Comparing global TRX [
31] (using full-frame background statistics) to local TRX (with a fixed window size ω = 35) reveals that global TRX [
31] (blue curve) consistently outperforms its local counterpart, with a 4–6% higher PR-AP and a steeper ROC curve (
Figure 9a,b). This counterintuitive result arises because local TRX with ω = 35 struggles with biased background estimates in scenes with large-scale, low-frequency clutter (e.g., suburban or plain backgrounds in DAUB). Target leakage—where drone pixels contaminate the local window—further degrades anomaly scores, increasing false positives by 10–15% compared to global TRX [
31]. Global TRX, leveraging broader contextual statistics, better captures scene stationarity, making it more effective for the diverse clutter patterns in the DAUB dataset. This finding suggests that local TRX requires careful window size tuning to match the clutter scale.
To assess local TRX performance, we evaluated the pipeline with window sizes
. A clear monotonic trend emerges: larger windows improve detection performance, with ω
(yellow curve), achieving a 7–10% higher PR-AUC and 5–8% higher ROC-AUC compared to ω
(
Figure 10a,b). Larger windows reduce estimation variance and mitigate target leakage, aligning local TRX performance closer to global TRX as
increases. For instance, ω
yields a precision improvement of 8% at a recall of 0.8 compared to ω
, reflecting better adaptation to spatially extended clutter. However, even at ω
, local TRX falls short of global TRX by 2–3% in AUC, suggesting that further increases in
or adaptive window sizing could bridge this gap. These results underscore the trade-off between computational cost and contextual scale, with implications for deploying TRX–TCRNet on platforms with varying computational constraints.
The ablation studies highlight EV normalization as a cornerstone of robust performance, ensuring consistent detection across diverse scenes. The superiority of global TRX in its current configuration highlights the need for adaptive or hybrid TRX strategies to strike a balance between local adaptability and global stability, particularly for real-time applications on embedded systems. Future work could explore dynamic window sizing based on scene complexity or integrate multi-scale TRX to further enhance performance without sacrificing efficiency.

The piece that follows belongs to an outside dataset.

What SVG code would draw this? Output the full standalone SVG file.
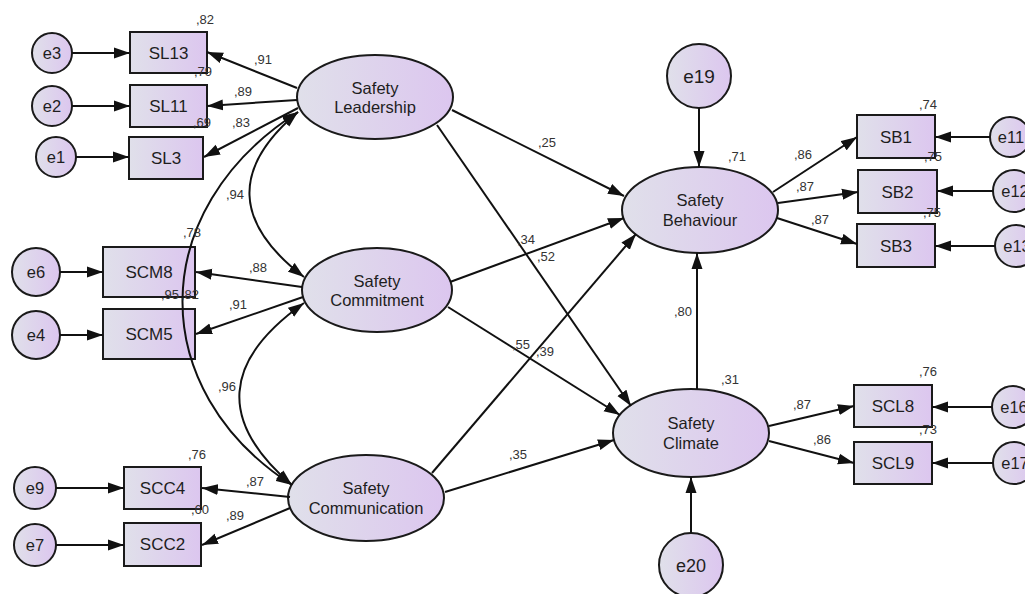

5.3. Evaluation on the Anti-UAV410 Dataset
To further assess generalization beyond DAUB, we evaluated the model on the Anti-UAV410 dataset [
32,
33], a large MWIR benchmark encompassing varied illumination, seasons, and backgrounds. Some of the details of this dataset are given in
Table 3, and sample images are shown in
Figure 11. For consistency with the tiny-target nature of DAUB, we restricted evaluation to frames containing small UAV targets (1–10 pixels). ROC and PR curves (
Figure 12) computed on this subset show that the performance of the algorithm remains comparable to its performance on the DAUB dataset shown in
Figure 6. Thus, the TRX–TCRNet maintains stable detection behavior across different sensors and complex scenes, supporting its robustness under heterogeneous environmental conditions.
6. Conclusions
In this paper, we have introduced an algorithm for IR drone detection by processing spatio-temporal volumes in parallel using a temporal variant of the Reed Xiaoli (TRX) anomaly detector, and a light-weight CNN known as the Target to Clutter Ratio network (TCRNet) [
2]. While the original RX detector was proposed for statistical anomaly detection in hyperspectral data, we employ it for detecting small drones as anomalous temporal changes in IR video streams. Specifically, the TRX detector is a constant false alarm rate (CFAR) algorithm that generates large per-pixel anomaly scores due to the movement of drones across the scene. The TCRNet is trained to discriminate between drones and clutter by learning the features that separate them in the spatio-temporal volume. For training the TCRNet, 3D spatio-temporal chips are extracted from the full frame videos, but during inference, the full volume is processed directly by the network. This leads to the TRX–TCRNet architecture which normalizes and additively combines the output of each algorithm to correctly localize targets while attenuating potential false alarms. This approach also ensures real-time efficiency by avoiding sequential dependencies, such as proposal generation and searching over many anchor boxes. By integrating temporal and spatial information with unprecedented efficiency, our method outperforms both deep single-frame detectors and handcrafted trackers. Our framework prioritizes efficiency over resource-heavy deep learning models and achieves nearly state-of-the-art performance on the DAUB dataset (97.40 mAP
50) with only 0.83 M parameters and 0.17 GFLOPs. Ablation studies highlight the potential of adopting a local TRX detector with varying window sizes to further enhance detection accuracy. In comparison, other recently published methods require 8.7–17 more parameters along with much higher FLOPs (such as 145× more for ACM (24.66 G) [
3], 769 times more for TRIDOS (130.72 G) [
4], and 795 more for DNANet (135.24 G) [
5]. This dramatic trade-off between task performance and computational cost makes the TRX–TCRNet uniquely suitable for embedded systems, mobile platforms, and resource-constrained environments where traditional deep learning approaches are impractical. This computational advantage positions our approach as a preferable solution for practical deployment scenarios where both high accuracy and resource efficiency are critical requirements. Future phases will expand evaluation to broader datasets, underscoring the pipeline’s potential for small-object detection and other tiny-object video applications across diverse hardware platforms.